begin EXERCISE MATERIAL

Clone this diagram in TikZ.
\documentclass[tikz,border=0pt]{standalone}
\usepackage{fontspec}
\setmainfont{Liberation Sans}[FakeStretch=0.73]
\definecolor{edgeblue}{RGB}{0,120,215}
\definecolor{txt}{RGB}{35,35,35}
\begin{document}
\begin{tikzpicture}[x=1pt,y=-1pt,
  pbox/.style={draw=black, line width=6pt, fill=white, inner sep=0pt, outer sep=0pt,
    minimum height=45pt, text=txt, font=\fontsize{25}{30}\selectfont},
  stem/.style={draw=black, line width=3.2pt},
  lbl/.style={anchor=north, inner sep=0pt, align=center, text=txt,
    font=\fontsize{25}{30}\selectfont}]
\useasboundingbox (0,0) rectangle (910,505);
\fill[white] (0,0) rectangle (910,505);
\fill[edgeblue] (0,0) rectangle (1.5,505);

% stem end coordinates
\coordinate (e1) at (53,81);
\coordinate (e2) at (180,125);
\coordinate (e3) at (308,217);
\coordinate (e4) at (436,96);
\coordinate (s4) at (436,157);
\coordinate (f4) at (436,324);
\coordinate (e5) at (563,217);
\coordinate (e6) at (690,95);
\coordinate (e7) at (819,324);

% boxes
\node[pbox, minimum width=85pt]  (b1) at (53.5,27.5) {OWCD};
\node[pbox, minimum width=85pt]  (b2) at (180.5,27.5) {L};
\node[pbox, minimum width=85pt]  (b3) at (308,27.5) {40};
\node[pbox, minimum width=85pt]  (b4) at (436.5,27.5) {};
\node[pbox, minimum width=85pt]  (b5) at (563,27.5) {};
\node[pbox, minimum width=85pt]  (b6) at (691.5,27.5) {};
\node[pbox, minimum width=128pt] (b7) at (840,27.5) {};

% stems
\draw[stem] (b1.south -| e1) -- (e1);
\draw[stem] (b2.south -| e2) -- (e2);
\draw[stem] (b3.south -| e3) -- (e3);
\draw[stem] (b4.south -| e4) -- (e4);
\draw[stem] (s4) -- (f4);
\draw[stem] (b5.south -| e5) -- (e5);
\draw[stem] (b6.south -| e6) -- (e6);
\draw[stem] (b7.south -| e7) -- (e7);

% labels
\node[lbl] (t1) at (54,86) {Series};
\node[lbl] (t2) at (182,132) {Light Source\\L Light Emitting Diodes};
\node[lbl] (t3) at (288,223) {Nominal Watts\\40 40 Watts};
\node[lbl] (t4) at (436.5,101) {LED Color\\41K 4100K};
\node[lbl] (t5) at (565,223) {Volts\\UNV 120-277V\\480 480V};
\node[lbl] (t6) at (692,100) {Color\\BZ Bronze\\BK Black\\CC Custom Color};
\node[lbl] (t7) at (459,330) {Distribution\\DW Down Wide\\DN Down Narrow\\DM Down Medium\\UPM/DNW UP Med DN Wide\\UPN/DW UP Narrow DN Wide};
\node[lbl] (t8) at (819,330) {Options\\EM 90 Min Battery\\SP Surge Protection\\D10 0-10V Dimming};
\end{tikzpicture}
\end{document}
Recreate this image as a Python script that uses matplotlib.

end EXERCISE MATERIAL

*GIVEN REQUEST*: The lines from the first of the entries through the line holding "(0,0) rectangle (1.5,505);" are to be restated word for word, and no others.

*OUTPUT BELOW*:
Clone this diagram in TikZ.
\documentclass[tikz,border=0pt]{standalone}
\usepackage{fontspec}
\setmainfont{Liberation Sans}[FakeStretch=0.73]
\definecolor{edgeblue}{RGB}{0,120,215}
\definecolor{txt}{RGB}{35,35,35}
\begin{document}
\begin{tikzpicture}[x=1pt,y=-1pt,
  pbox/.style={draw=black, line width=6pt, fill=white, inner sep=0pt, outer sep=0pt,
    minimum height=45pt, text=txt, font=\fontsize{25}{30}\selectfont},
  stem/.style={draw=black, line width=3.2pt},
  lbl/.style={anchor=north, inner sep=0pt, align=center, text=txt,
    font=\fontsize{25}{30}\selectfont}]
\useasboundingbox (0,0) rectangle (910,505);
\fill[white] (0,0) rectangle (910,505);
\fill[edgeblue] (0,0) rectangle (1.5,505);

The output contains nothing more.